## TASK DETAILS
Your task is to repeat all of the data exactly while excluding the pictures.

* start RECORDS SUPPLIED *

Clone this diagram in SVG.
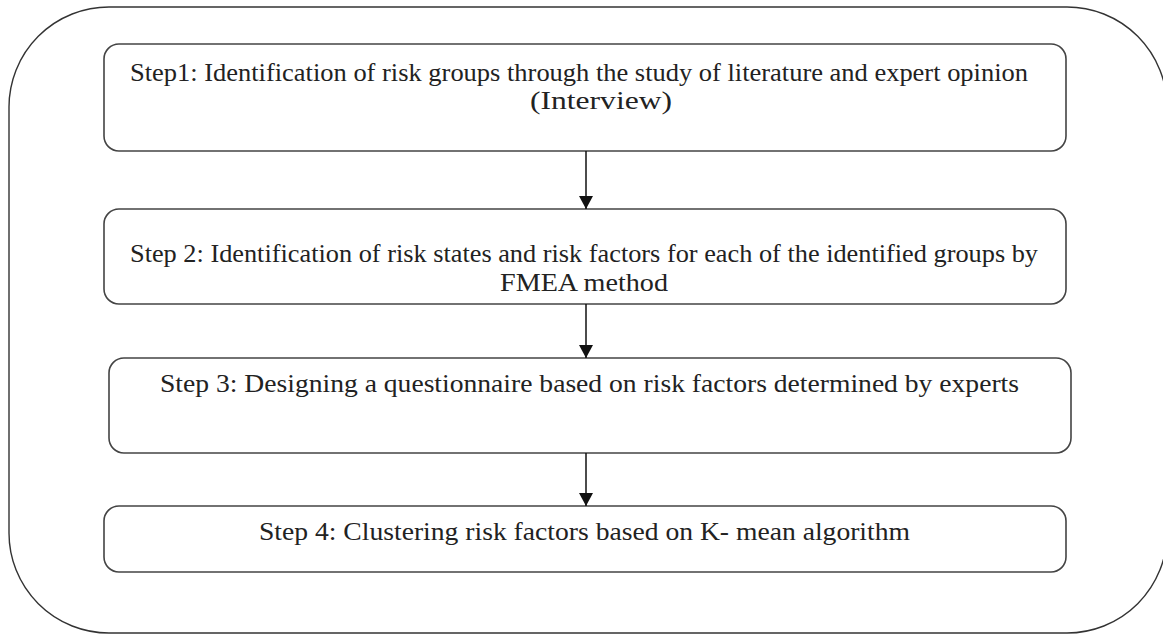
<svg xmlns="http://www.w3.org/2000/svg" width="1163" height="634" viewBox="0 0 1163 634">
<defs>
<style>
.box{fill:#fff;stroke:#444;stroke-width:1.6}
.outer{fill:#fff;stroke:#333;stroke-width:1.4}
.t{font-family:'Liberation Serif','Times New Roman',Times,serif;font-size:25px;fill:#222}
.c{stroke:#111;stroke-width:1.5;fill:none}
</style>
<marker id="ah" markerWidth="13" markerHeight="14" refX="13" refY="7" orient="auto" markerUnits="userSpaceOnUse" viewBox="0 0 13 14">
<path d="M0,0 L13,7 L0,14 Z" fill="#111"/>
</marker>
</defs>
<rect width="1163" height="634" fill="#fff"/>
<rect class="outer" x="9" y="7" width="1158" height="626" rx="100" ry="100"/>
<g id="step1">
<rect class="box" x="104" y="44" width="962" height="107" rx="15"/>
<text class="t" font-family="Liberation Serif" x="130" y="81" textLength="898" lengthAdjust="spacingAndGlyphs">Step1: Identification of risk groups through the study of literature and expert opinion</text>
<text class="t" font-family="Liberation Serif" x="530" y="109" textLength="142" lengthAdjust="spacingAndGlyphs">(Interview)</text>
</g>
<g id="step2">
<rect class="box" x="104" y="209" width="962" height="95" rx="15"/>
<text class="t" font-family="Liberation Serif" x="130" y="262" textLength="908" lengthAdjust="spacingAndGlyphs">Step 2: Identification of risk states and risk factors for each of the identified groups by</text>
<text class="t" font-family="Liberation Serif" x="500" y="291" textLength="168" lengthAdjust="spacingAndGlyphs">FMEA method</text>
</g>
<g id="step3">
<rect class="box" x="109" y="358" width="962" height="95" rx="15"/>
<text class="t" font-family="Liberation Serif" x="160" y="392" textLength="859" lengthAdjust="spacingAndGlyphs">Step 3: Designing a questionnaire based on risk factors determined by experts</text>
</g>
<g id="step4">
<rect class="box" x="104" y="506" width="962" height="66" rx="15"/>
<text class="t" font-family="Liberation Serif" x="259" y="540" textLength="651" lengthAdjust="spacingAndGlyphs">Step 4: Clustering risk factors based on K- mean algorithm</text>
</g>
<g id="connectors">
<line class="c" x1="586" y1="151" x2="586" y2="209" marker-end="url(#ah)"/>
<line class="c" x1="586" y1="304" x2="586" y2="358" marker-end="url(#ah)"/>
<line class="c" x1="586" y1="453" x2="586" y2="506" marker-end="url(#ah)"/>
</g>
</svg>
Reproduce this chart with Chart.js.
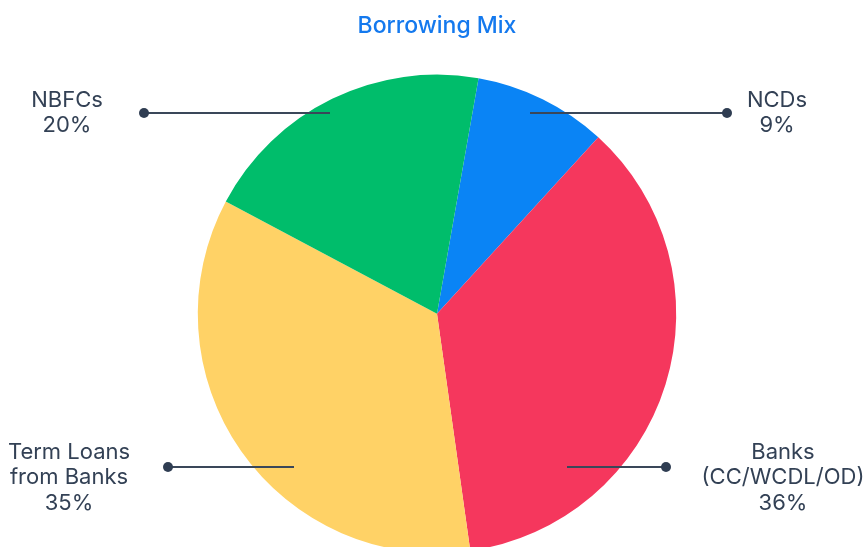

* end RECORDS SUPPLIED *

## SOLUTION
Clone this diagram in SVG.
<svg xmlns="http://www.w3.org/2000/svg" width="1163" height="634" viewBox="0 0 1163 634">
<defs>
<style>
.box{fill:#fff;stroke:#444;stroke-width:1.6}
.outer{fill:#fff;stroke:#333;stroke-width:1.4}
.t{font-family:'Liberation Serif','Times New Roman',Times,serif;font-size:25px;fill:#222}
.c{stroke:#111;stroke-width:1.5;fill:none}
</style>
<marker id="ah" markerWidth="13" markerHeight="14" refX="13" refY="7" orient="auto" markerUnits="userSpaceOnUse" viewBox="0 0 13 14">
<path d="M0,0 L13,7 L0,14 Z" fill="#111"/>
</marker>
</defs>
<rect width="1163" height="634" fill="#fff"/>
<rect class="outer" x="9" y="7" width="1158" height="626" rx="100" ry="100"/>
<g id="step1">
<rect class="box" x="104" y="44" width="962" height="107" rx="15"/>
<text class="t" font-family="Liberation Serif" x="130" y="81" textLength="898" lengthAdjust="spacingAndGlyphs">Step1: Identification of risk groups through the study of literature and expert opinion</text>
<text class="t" font-family="Liberation Serif" x="530" y="109" textLength="142" lengthAdjust="spacingAndGlyphs">(Interview)</text>
</g>
<g id="step2">
<rect class="box" x="104" y="209" width="962" height="95" rx="15"/>
<text class="t" font-family="Liberation Serif" x="130" y="262" textLength="908" lengthAdjust="spacingAndGlyphs">Step 2: Identification of risk states and risk factors for each of the identified groups by</text>
<text class="t" font-family="Liberation Serif" x="500" y="291" textLength="168" lengthAdjust="spacingAndGlyphs">FMEA method</text>
</g>
<g id="step3">
<rect class="box" x="109" y="358" width="962" height="95" rx="15"/>
<text class="t" font-family="Liberation Serif" x="160" y="392" textLength="859" lengthAdjust="spacingAndGlyphs">Step 3: Designing a questionnaire based on risk factors determined by experts</text>
</g>
<g id="step4">
<rect class="box" x="104" y="506" width="962" height="66" rx="15"/>
<text class="t" font-family="Liberation Serif" x="259" y="540" textLength="651" lengthAdjust="spacingAndGlyphs">Step 4: Clustering risk factors based on K- mean algorithm</text>
</g>
<g id="connectors">
<line class="c" x1="586" y1="151" x2="586" y2="209" marker-end="url(#ah)"/>
<line class="c" x1="586" y1="304" x2="586" y2="358" marker-end="url(#ah)"/>
<line class="c" x1="586" y1="453" x2="586" y2="506" marker-end="url(#ah)"/>
</g>
</svg>
Reproduce this chart with Chart.js.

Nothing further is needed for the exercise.